Filip Bondy’s new book on the USMNT will get better with age
I almost put it down after the forward. In his 300-page book Chasing The Game (out now from De Capa Press), which interlaces player profiles and men’s national team history with expanded game reports from the recently completed World Cup Qualifying cycle, Filip Bondy makes one thing abundantly clear: this book is not for soccer fans.
Instead of the behind-the-scenes narratives or in-the-field reporting that the best non-fiction books bring to sate all potential audiences, Bondy delivers patchwork profiles for only the most popular (and obvious) players and game reports painted over with bits of colorful scene-setting. There’s no sense of narrative or narrator, and for a fan of the game and team (the person you would think this book is written for) there is very little new information, very few new quotes or insights, and absolutely no surprises.
It does do what newspapers do best: write down history in a simple and straightforward way. Bondy has a wonderful USA Today or Sports Illustrated pull-out section to prepare the mainstream American sports audience for the World Cup, but at 300 pages, he has a boring book. At least for a few years.
If you don’t know how qualifying works, don’t follow the team, and haven’t read one of the dozens of stories about Tim Howard and his Tourette syndrome or Clint Dempsey and his East Texas trailer park upbringing, than Bondy brings a perfect primer heading into South Africa. Read it, and you’ll have a handle on the team, its history, its players, and be ready to root for the Stars and Stripes starting June 12th. But for soccer fans, it’s little more than a history book summarizing past events, which just barely qualify as such. Like a new batch of wine, you can drink it now and still get drunk, but cellar it for a few years and it will go down a lot easier.
In the forward, Bondy writes: “It is true: Spectators require considerable patience to love the sport.” He lost me. Before page 1. In the Roman numeral-ed pages. It’s opinion, but he’s wrong, and nearly every soccer fan should recoil in argument. If the author believes that statement, I don’t want him writing this book. And it continues throughout. Bondy is no soccer analyst, and thankfully doesn’t try to be, but every few pages an adjective goes awry. Jozy Altidore a mature finisher at 17? Really? Clint Dempsey’s assimilation into Fulham and the Premiership was remarkably smooth?
Bondy describes the USMNT as lacking consistent passion and ability, and the same could be said for the book. Where he gets it most right is when he tackles subjects few if any have reported on. The chapters on Sunil Gulati and Bob Bradley rise above the rest simply because so little is known about those two men in comparison to the players. Gulati’s rise to power and prickly nature are sufficiently explained, and the development of Bradley’s soccer passion through his own playing career is placed in proper context… “chasing the game.” But there is no deep discussion of the decisions the two most powerful men in U.S. Soccer have made thus far in their tenures. Bondy gets history right, but avoids the reasons that could help understand why. The source material is thin.
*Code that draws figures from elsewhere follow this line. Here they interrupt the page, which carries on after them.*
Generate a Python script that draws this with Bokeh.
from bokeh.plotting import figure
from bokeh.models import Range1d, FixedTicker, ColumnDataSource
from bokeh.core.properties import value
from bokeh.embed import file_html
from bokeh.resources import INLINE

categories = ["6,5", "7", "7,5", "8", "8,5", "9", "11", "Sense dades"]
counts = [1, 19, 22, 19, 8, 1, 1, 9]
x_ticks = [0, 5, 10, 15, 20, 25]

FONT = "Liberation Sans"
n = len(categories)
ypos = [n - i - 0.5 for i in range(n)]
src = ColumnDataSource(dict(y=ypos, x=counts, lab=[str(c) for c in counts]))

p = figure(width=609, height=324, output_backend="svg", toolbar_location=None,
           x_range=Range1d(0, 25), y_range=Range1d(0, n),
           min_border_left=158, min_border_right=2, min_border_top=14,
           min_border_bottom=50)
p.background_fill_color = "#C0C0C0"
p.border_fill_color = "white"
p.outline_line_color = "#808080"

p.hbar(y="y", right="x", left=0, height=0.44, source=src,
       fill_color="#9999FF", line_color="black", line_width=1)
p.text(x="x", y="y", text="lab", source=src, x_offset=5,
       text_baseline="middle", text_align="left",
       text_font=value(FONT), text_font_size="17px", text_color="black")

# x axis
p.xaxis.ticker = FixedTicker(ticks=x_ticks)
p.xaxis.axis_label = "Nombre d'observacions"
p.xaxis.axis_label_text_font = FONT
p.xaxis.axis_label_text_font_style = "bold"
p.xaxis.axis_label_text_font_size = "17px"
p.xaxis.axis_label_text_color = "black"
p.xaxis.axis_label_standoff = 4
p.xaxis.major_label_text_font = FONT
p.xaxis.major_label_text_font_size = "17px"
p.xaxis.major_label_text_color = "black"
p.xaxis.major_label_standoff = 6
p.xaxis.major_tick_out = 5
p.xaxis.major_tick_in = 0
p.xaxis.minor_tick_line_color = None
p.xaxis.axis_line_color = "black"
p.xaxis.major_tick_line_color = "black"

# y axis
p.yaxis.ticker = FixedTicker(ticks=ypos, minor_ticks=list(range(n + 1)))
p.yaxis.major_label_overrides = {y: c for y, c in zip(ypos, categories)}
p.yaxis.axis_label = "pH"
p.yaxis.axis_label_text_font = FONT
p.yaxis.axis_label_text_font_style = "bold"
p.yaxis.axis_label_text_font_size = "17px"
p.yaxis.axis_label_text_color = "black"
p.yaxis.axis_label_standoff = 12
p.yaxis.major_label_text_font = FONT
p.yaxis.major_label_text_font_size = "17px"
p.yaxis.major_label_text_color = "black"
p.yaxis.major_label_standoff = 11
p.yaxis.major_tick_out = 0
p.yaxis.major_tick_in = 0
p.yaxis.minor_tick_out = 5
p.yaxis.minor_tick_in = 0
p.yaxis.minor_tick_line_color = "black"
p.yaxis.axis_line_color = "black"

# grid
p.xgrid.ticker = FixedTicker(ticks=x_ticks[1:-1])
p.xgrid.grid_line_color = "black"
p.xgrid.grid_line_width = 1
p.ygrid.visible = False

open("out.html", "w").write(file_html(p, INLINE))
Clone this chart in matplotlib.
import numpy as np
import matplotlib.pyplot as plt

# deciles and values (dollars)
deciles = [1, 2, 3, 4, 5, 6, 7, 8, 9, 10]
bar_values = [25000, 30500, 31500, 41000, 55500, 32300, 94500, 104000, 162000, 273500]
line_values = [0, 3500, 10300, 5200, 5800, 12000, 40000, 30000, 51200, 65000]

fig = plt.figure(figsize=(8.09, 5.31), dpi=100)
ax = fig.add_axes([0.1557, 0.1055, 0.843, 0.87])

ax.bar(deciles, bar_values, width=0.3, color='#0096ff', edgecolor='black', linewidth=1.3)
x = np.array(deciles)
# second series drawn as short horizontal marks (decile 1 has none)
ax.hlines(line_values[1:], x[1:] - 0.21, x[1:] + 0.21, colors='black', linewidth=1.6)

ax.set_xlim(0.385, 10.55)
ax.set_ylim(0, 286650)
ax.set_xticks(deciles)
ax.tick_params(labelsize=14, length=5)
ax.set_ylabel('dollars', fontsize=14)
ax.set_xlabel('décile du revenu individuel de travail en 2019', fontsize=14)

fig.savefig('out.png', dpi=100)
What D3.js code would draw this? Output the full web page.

Which quotes are original and which are taken from previous articles (there is a 2-page bibliography) is unclear, and that falls to Bondy’s lack of narrative and the decision to report the facts straightforward as opposed to taking any literary path. Instead, generalizations breaking the golden show-me-don’t-tell-me journalism rule fill the void: “For what it was worth, this disparate group of athletes genuinely
appeared to enjoy each other’s company during these brief stints.”
Why does the author feel that way? What did he see that tells him that? Show me! There’s a chapter, more solid than any presently included, in that washed statement that delves into the curious relationships and fly-by-night circumstances of national team life.
One has to wonder how much access was granted and how much time Bondy spent reporting and writing. Or if all that time was simply spent at games—the notorious death knell for a reporter looking for juicy material.
Soccer fans will perchance have some of their opinions changed thanks to Bondy, who through his painstaking march through qualifying games forces readers to gain a respect for not just this version of the national team, but the entire program which has gone from complete joke to competitive in less than one human lifetime. Bondy has the historical context that readers must acknowledge and hits nearly every point on the map of American soccer. But he touches it and races off to the next.
The puzzle pieces are here in some order to form a solid picture of this team. But sadly, like one of his first descriptions of the sport, USMNT fans will need patience to enjoy this book. About 10 years of it. Less, of course, if we win this thing down in South Africa.